Generic Strategies of India's Emerging Multinationals


Ravi Ramamurti, a professor at Boston’s Northeastern University, traces some of the paths Indian companies have taken to reach MNC status in a paper titled, “Generic Strategies of India’s Emerging Multinationals.” In the paper, Ramamurti says that he hopes that “bringing these generic strategies into sharper focus, and highlighting the organizational demands and strategic dilemmas each is likely to present, will be helpful to managers as they take their companies global. The generic strategies identified here are not unique to India and have relevance for MNCs from other emerging markets as well. As a group, however, these generic strategies are unlikely to be pursued by firms in advanced economies because they are rooted in conditions peculiar to emerging markets, such as low-income consumers, low-wage workers, high-growth domestic markets, and under-developed hard and soft institutions.

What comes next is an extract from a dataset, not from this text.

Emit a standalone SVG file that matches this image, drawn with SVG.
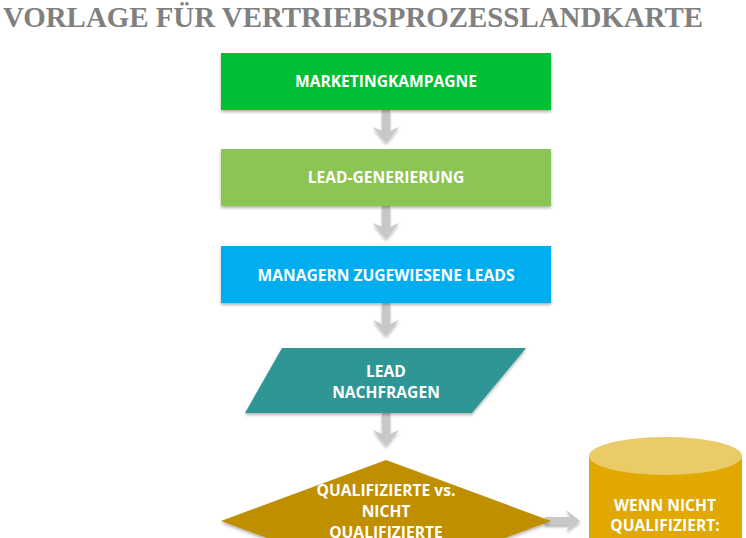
<svg xmlns="http://www.w3.org/2000/svg" width="746" height="538" viewBox="0 0 746 538">
<defs>
<filter id="sh" x="-10%" y="-10%" width="120%" height="130%">
<feDropShadow dx="0" dy="2" stdDeviation="1.5" flood-color="#000" flood-opacity="0.3"/>
</filter>
<style>
.t{font-family:"Open Sans","Noto Sans","DejaVu Sans",sans-serif;font-weight:bold;font-size:15.6px;fill:#fff;text-anchor:middle}
.arr{fill:#c8c8c8}
.title{font-family:"Liberation Serif","Times New Roman",serif;font-weight:bold;font-size:29px;fill:#808080}
</style>
</defs>
<rect width="746" height="538" fill="#fff"/>
<text class="title" x="3" y="27" textLength="700" lengthAdjust="spacingAndGlyphs">VORLAGE FÜR VERTRIEBSPROZESSLANDKARTE</text>
<g id="connectors" filter="url(#sh)">
<path class="arr" d="M382,110 H390 V131 L399,127 L386,143 L373,127 L382,131 Z"/>
<path class="arr" d="M382,206 H390 V227 L399,223 L386,239 L373,223 L382,227 Z"/>
<path class="arr" d="M382,303 H390 V324 L399,320 L386,336 L373,320 L382,324 Z"/>
<path class="arr" d="M382,413 H390 V434 L399,430 L386,446 L373,430 L382,434 Z"/>
<path class="arr" d="M545,517 V525 H570 L566,532 L580,521 L566,510 L570,517 Z"/>
</g>
<g id="n1">
<rect x="221" y="53" width="330" height="57" fill="#00bf35" filter="url(#sh)"/>
<text class="t" x="386" y="87">MARKETINGKAMPAGNE</text>
</g>
<g id="n2">
<rect x="221" y="149" width="330" height="57" fill="#8bc553" filter="url(#sh)"/>
<text class="t" x="386" y="183">LEAD-GENERIERUNG</text>
</g>
<g id="n3">
<rect x="221" y="246" width="330" height="57" fill="#00aeef" filter="url(#sh)"/>
<text class="t" x="386" y="281">MANAGERN ZUGEWIESENE LEADS</text>
</g>
<g id="n4">
<polygon points="282,348 526,348 472,413 245,413" fill="#2e9694" filter="url(#sh)"/>
<text class="t" x="386" y="377">LEAD</text>
<text class="t" x="386" y="398">NACHFRAGEN</text>
</g>
<g id="n5">
<polygon points="386,460 551,521 386,582 221,521" fill="#bf8f00" filter="url(#sh)"/>
<text class="t" x="386" y="496">QUALIFIZIERTE vs.</text>
<text class="t" x="386" y="517">NICHT</text>
<text class="t" x="386" y="538">QUALIFIZIERTE</text>
</g>
<g id="n6">
<path d="M589,456 V600 H742 V456 Z" fill="#e0a800"/>
<ellipse cx="665.5" cy="456" rx="76.5" ry="19" fill="#ebca68"/>
<text class="t" x="665" y="511">WENN NICHT</text>
<text class="t" x="665" y="531">QUALIFIZIERT:</text>
</g>
</svg>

Ramamurti identifies four generic strategies of emerging MNCs – which he stresses are not mutually exclusive and may be combined or ordered in a variety of ways – to which they attribute the success, the growth, and ultimately the ability to move onto the global stage, demonstrated by a small but growing number of Indian companies. These are: Local-Optimizer, Low-Cost Partner, Global Consolidator and Global First-Mover. He then goes on to sketch the elements that comprise each strategy, the conditions that facilitate implementation, and examples of companies – or sectors – which have successfully pursued the strategy.

Emerging markets in countries like India have a number of unique characteristics that make them crucibles for innovation. Ramamurti pointed to three issues: Experience with a low-income customer base; a low cost business model – “these companies have to be not 10% or 20% cheaper, but 50%, 60%, 70% cheaper”; and risk management experience on a scale totally different from that familiar to companies in more developed countries.